To understand the variation in the number of smokers, we want to repeat the above sampling many times and make a histogram of the counts of smokers.  So we will need to extract the number of smokers from the `value_counts()` output. Modify your code above to save the `value_counts()` output as the variable `counts`. 

Then we can get the number of smokers with the code `counts["Smoker"]`.  Try it below.

In Lab 10, we sampled multiple times from our dataset and made a histogram of the mean, median, or variance of the samples.  Here we want to simulate multiple samples and make a histogram of the counts of smokers.  Try to write this code below.

<details> <summary>Hint (pseudo-code):</summary>
    <code>initialize a list for the counts
loop 200 times:
        simulate a new sample
        count the number of smokers in the sample
        append the smoker count in the latest simulation to your list
turn the list into a Pandas series and make a histogram of it</code>
</details>

<details> <summary>Answer:</summary>
    <code>
all_counts = []
for i in range(200):
    sample_array = np.random.choice(population,p=pop_prob,size=100)
    counts = pd.Series(sample_array).value_counts()
    all_counts.append(counts["Smoker"])
pd.Series(all_counts).hist()</code>
</details>

What do you notice about the histogram?  Run your code again.  How does the histogram change (or not change)?

What happens when you increase the number of simulations?

In most high-income countries, the percentage of births that are boys is 51.2%.  Consider samples of 100 births.  How much variation is there in the number of boys born?  Generate 250 samples of size 100 and plot a histgram of the number of boys born in each sample.

### Hypotheses

A *statistical hypothesis* is a specific, testable assumption about a population that is either true or false.  Next class we will see how to formally test a hypothesis.  For this lab, we will focus on making our hypotheses specific enough that we can get some kind of answer from the data.

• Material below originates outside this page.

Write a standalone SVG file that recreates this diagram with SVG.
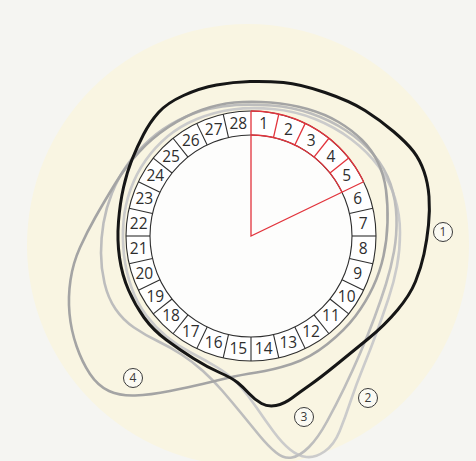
<svg xmlns="http://www.w3.org/2000/svg" width="476" height="461" viewBox="0 0 476 461">
<style>
.num{font-family:"Open Sans","Noto Sans","Liberation Sans",sans-serif;font-size:15.5px;fill:#2e2e2e;text-anchor:middle}
.lbl{font-family:"Open Sans","Noto Sans","Liberation Sans",sans-serif;font-size:12px;fill:#3a3a3a;text-anchor:middle}
.div{stroke:#2e2e2e;stroke-width:1.1}
.red{stroke:#e2343c;stroke-width:1.3;fill:none}
.curve{fill:none;stroke-linejoin:round}
.badge{fill:#fbfaf3;stroke:#3a3a3a;stroke-width:1}
</style>
<rect width="476" height="461" fill="#f5f5f2"/>
<circle cx="248" cy="245" r="221" fill="#f9f5e2"/>

<g id="connectors">
  <path id="curve-2" class="curve" stroke="#cbcbcb" stroke-width="2.6" d="M 273,109 Q 295,111 315,119 Q 335,127 351.5,139.5 Q 368,152 379,167 Q 390,182 395,198.5 Q 400,215 400,232.5 Q 400,250 397,266 Q 394,282 388.5,298.5 Q 383,315 377,331.5 Q 371,348 363.5,366.5 Q 356,385 350.5,401.5 Q 345,418 339.5,431.5 Q 334,445 324.5,451.5 Q 315,458 306.5,457 Q 298,456 290,449.5 Q 282,443 273.5,431.5 Q 265,420 256.5,407.5 Q 248,395 239,385 Q 230,375 217.5,367.5 Q 205,360 191.5,353 Q 178,346 166.5,336.5 Q 155,327 146,315 Q 137,303 131.5,287.5 Q 126,272 124,255 Q 122,238 123.5,221.5 Q 125,205 130.5,189.5 Q 136,174 145.5,160.5 Q 155,147 167.5,136.5 Q 180,126 197,119 Q 214,112 232.5,109.5 Q 251,107 273,109 Z"/>
  <path id="curve-3" class="curve" stroke="#bdbdbd" stroke-width="2.6" d="M 271.5,105.5 Q 292,107 311,113.5 Q 330,120 346,130.5 Q 362,141 373.5,154.5 Q 385,168 390.5,184 Q 396,200 396.5,217.5 Q 397,235 394,251.5 Q 391,268 386,284 Q 381,300 374.5,317.5 Q 368,335 360,353.5 Q 352,372 344,388.5 Q 336,405 327,421.5 Q 318,438 309,447 Q 300,456 292,457.5 Q 284,459 276,452.5 Q 268,446 259,435 Q 250,424 241,413 Q 232,402 222.5,391 Q 213,380 203,371 Q 193,362 181.5,354.5 Q 170,347 157.5,341 Q 145,335 134,327.5 Q 123,320 115.5,309 Q 108,298 104.5,283 Q 101,268 101,253 Q 101,238 103.5,223 Q 106,208 112,193 Q 118,178 127.5,164.5 Q 137,151 150,139.5 Q 163,128 179,120 Q 195,112 208.5,109 Q 222,106 236.5,105 Q 251,104 271.5,105.5 Z"/>
  <path id="curve-4" class="curve" stroke="#a4a4a4" stroke-width="2.6" d="M 270.5,102.5 Q 290,104 307.5,109 Q 325,114 338.5,122 Q 352,130 362,140 Q 372,150 378,162.5 Q 384,175 386,190 Q 388,205 387.5,222.5 Q 387,240 383.5,256 Q 380,272 373,287 Q 366,302 355.5,316 Q 345,330 327.5,344 Q 310,358 291.5,364 Q 273,370 256.5,372.5 Q 240,375 227.5,378 Q 215,381 202.5,384 Q 190,387 170,391 Q 150,395 135,395.5 Q 120,396 109,391 Q 98,386 90,374 Q 82,362 76.5,346 Q 71,330 69.5,313.5 Q 68,297 70.5,280 Q 73,263 80,247.5 Q 87,232 95.5,217 Q 104,202 115,184 Q 126,166 139,152 Q 152,138 168.5,127 Q 185,116 201.5,110 Q 218,104 234.5,102.5 Q 251,101 270.5,102.5 Z"/>
  <path id="curve-1" class="curve" stroke="#161616" stroke-width="3" d="M 428.5,225 Q 427,240 424,254 Q 421,268 415.5,281.5 Q 410,295 397.5,310 Q 385,325 368.5,338.5 Q 352,352 336,365 Q 320,378 310,385 Q 300,392 292,398 Q 284,404 276,405.5 Q 268,407 261.5,403.5 Q 255,400 249,393.5 Q 243,387 237.5,382.5 Q 232,378 219.5,372.5 Q 207,367 193.5,358.5 Q 180,350 166.5,340 Q 153,330 144,317.5 Q 135,305 128.5,290 Q 122,275 119.5,257.5 Q 117,240 118.5,221.5 Q 120,203 123.5,187.5 Q 127,172 132,159.5 Q 137,147 143.5,134.5 Q 150,122 158.5,112.5 Q 167,103 183.5,95.5 Q 200,88 216.5,85 Q 233,82 250,81.5 Q 267,81 283.5,82.5 Q 300,84 325,92.5 Q 350,101 365,110.5 Q 380,120 393.5,131.5 Q 407,143 413.5,151.5 Q 420,160 424,171.5 Q 428,183 429,196.5 Q 430,210 428.5,225 Z"/>
</g>

<g id="cycle-ring">
  <circle cx="251" cy="236" r="125" fill="#ffffff" stroke="#2e2e2e" stroke-width="1.1"/>
  <circle cx="251" cy="236" r="101" fill="#fdfdfc" stroke="#2e2e2e" stroke-width="1.1"/>
  <g class="div">
    <line x1="349.46" y1="213.53" x2="372.86" y2="208.19"/>
    <line x1="352" y1="236" x2="376" y2="236"/>
    <line x1="349.46" y1="258.47" x2="372.86" y2="263.81"/>
    <line x1="342" y1="279.82" x2="363.63" y2="290.24"/>
    <line x1="329.96" y1="299" x2="348.73" y2="313.94"/>
    <line x1="314" y1="314.96" x2="328.94" y2="333.73"/>
    <line x1="294.82" y1="327" x2="305.24" y2="348.63"/>
    <line x1="273.47" y1="334.46" x2="278.81" y2="357.86"/>
    <line x1="251" y1="337" x2="251" y2="361"/>
    <line x1="228.53" y1="334.46" x2="223.19" y2="357.86"/>
    <line x1="207.18" y1="327" x2="196.76" y2="348.63"/>
    <line x1="188" y1="314.96" x2="173.06" y2="333.73"/>
    <line x1="172.04" y1="299" x2="153.27" y2="313.94"/>
    <line x1="160" y1="279.82" x2="138.37" y2="290.24"/>
    <line x1="152.54" y1="258.47" x2="129.14" y2="263.81"/>
    <line x1="150" y1="236" x2="126" y2="236"/>
    <line x1="152.54" y1="213.53" x2="129.14" y2="208.19"/>
    <line x1="160" y1="192.18" x2="138.37" y2="181.76"/>
    <line x1="172.04" y1="173" x2="153.27" y2="158.06"/>
    <line x1="188" y1="157.04" x2="173.06" y2="138.27"/>
    <line x1="207.18" y1="145" x2="196.76" y2="123.37"/>
    <line x1="228.53" y1="137.54" x2="223.19" y2="114.14"/>
  </g>
  <g id="fertile-sector">
    <path class="red" d="M 251,111 A 125 125 0 0 1 363.63,181.76"/>
    <path class="red" d="M 251,135 A 101 101 0 0 1 342,192.18"/>
    <path class="red" d="M 251,111 L 251,236 L 363.63,181.76"/>
    <line class="red" x1="273.47" y1="137.54" x2="278.81" y2="114.14"/>
    <line class="red" x1="294.82" y1="145" x2="305.24" y2="123.37"/>
    <line class="red" x1="314" y1="157.04" x2="328.94" y2="138.27"/>
    <line class="red" x1="329.96" y1="173" x2="348.73" y2="158.06"/>
  </g>
  <g id="day-numbers">
    <text class="num" x="263.66" y="123.71" dy="0.36em">1</text>
    <text class="num" x="288.32" y="129.34" dy="0.36em">2</text>
    <text class="num" x="311.12" y="140.32" dy="0.36em">3</text>
    <text class="num" x="330.9" y="156.1" dy="0.36em">4</text>
    <text class="num" x="346.68" y="175.88" dy="0.36em">5</text>
    <text class="num" x="357.66" y="198.68" dy="0.36em">6</text>
    <text class="num" x="363.29" y="223.34" dy="0.36em">7</text>
    <text class="num" x="363.29" y="248.66" dy="0.36em">8</text>
    <text class="num" x="357.66" y="273.32" dy="0.36em">9</text>
    <text class="num" x="346.68" y="296.12" dy="0.36em">10</text>
    <text class="num" x="330.9" y="315.9" dy="0.36em">11</text>
    <text class="num" x="311.12" y="331.68" dy="0.36em">12</text>
    <text class="num" x="288.32" y="342.66" dy="0.36em">13</text>
    <text class="num" x="263.66" y="348.29" dy="0.36em">14</text>
    <text class="num" x="238.34" y="348.29" dy="0.36em">15</text>
    <text class="num" x="213.68" y="342.66" dy="0.36em">16</text>
    <text class="num" x="190.88" y="331.68" dy="0.36em">17</text>
    <text class="num" x="171.1" y="315.9" dy="0.36em">18</text>
    <text class="num" x="155.32" y="296.12" dy="0.36em">19</text>
    <text class="num" x="144.34" y="273.32" dy="0.36em">20</text>
    <text class="num" x="138.71" y="248.66" dy="0.36em">21</text>
    <text class="num" x="138.71" y="223.34" dy="0.36em">22</text>
    <text class="num" x="144.34" y="198.68" dy="0.36em">23</text>
    <text class="num" x="155.32" y="175.88" dy="0.36em">24</text>
    <text class="num" x="171.1" y="156.1" dy="0.36em">25</text>
    <text class="num" x="190.88" y="140.32" dy="0.36em">26</text>
    <text class="num" x="213.68" y="129.34" dy="0.36em">27</text>
    <text class="num" x="238.34" y="123.71" dy="0.36em">28</text>
  </g>
</g>

<g id="label-1"><circle class="badge" cx="443" cy="232" r="9.5"/><text class="lbl" x="443" y="232" dy="0.36em">1</text></g>
<g id="label-2"><circle class="badge" cx="368" cy="398" r="9.5"/><text class="lbl" x="368" y="398" dy="0.36em">2</text></g>
<g id="label-3"><circle class="badge" cx="304" cy="417" r="9.5"/><text class="lbl" x="304" y="417" dy="0.36em">3</text></g>
<g id="label-4"><circle class="badge" cx="133" cy="378" r="9.5"/><text class="lbl" x="133" y="378" dy="0.36em">4</text></g>
</svg>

Suppose we want to know if taxis with more passengers take longer trips.  We can rephrase this as a statement that is either true or false:

*Taxis with more passengers take longer trips.*

Presumably we can look at trips with lots of passengers and trips with few passengers, and compare how long these trips are.  But what is the cut-off between between lots and few passengers?  What exactly should we compare: the mean trip length?  The median trip length?  Something else?

We will encode our choices to the above questions in the hypothesis:

*Taxis with more than 1 passenger take longer trips on average than taxis with more than 1 passenger.*

Now we can test this hypothesis.  First load the green taxi trip dataset into a dataset.

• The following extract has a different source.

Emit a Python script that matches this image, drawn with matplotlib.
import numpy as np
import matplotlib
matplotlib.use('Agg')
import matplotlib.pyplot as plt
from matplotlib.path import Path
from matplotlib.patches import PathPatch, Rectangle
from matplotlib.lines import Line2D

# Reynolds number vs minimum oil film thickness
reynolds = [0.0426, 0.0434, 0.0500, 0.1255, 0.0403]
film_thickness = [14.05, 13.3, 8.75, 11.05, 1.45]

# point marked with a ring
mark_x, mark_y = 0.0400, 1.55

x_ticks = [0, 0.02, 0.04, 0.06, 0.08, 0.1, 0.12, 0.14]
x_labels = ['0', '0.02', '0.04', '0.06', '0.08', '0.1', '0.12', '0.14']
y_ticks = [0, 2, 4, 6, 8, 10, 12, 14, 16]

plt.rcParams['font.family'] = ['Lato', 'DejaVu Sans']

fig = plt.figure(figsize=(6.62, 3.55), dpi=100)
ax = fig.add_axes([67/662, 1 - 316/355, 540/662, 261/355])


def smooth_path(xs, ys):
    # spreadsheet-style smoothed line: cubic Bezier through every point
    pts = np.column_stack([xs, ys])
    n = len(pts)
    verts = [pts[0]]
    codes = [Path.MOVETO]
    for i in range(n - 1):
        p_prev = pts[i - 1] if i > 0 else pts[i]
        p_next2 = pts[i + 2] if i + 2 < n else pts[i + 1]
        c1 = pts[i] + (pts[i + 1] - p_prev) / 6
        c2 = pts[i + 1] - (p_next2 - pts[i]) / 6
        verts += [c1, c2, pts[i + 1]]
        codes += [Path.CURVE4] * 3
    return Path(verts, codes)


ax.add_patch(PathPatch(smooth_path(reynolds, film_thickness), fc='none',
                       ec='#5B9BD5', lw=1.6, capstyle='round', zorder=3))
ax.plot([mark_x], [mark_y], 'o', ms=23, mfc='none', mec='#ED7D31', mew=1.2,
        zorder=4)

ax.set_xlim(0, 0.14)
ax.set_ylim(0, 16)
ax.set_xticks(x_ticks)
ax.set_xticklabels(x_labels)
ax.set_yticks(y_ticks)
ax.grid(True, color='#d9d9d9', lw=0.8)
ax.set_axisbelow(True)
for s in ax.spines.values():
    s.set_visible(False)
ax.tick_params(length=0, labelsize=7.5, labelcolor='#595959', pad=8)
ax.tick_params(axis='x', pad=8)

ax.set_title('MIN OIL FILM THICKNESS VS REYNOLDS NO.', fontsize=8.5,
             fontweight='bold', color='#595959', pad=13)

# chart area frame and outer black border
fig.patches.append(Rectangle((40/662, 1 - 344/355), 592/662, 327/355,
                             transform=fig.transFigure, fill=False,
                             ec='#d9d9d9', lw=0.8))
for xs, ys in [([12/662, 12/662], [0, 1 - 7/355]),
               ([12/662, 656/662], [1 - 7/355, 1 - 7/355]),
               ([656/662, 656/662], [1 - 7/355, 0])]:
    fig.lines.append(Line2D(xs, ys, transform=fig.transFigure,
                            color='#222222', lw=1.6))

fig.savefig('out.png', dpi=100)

Next, make a dataframe containing only the green taxi trips with 1 passenger.

What is the mean trip distance for these green taxi trips with only 1 passenger?

Next, make a dataframe containing only green taxi trips with 2 or more passengers.

What is the mean trip distance for the green taxi trips with 2 or more passengers?  

Is there any difference between the mean length of taxi trips with 1 passenger and taxi trips with 2 or more passengers?  Do you think this difference is significant?

#### Challenges:
- Is there any difference between the mean length of taxi trips that begin at JFK or Newark airports?  (RateCodeID is 2 or 3) and the other taxi trips?
- Is there any difference between the median length of taxi trips paid by credit card (Payment_type is 1) and trips paid by cash (Payment_type is 2)?
- Is there any difference in the mean number of passengers in trips taken at night from those taken during the day?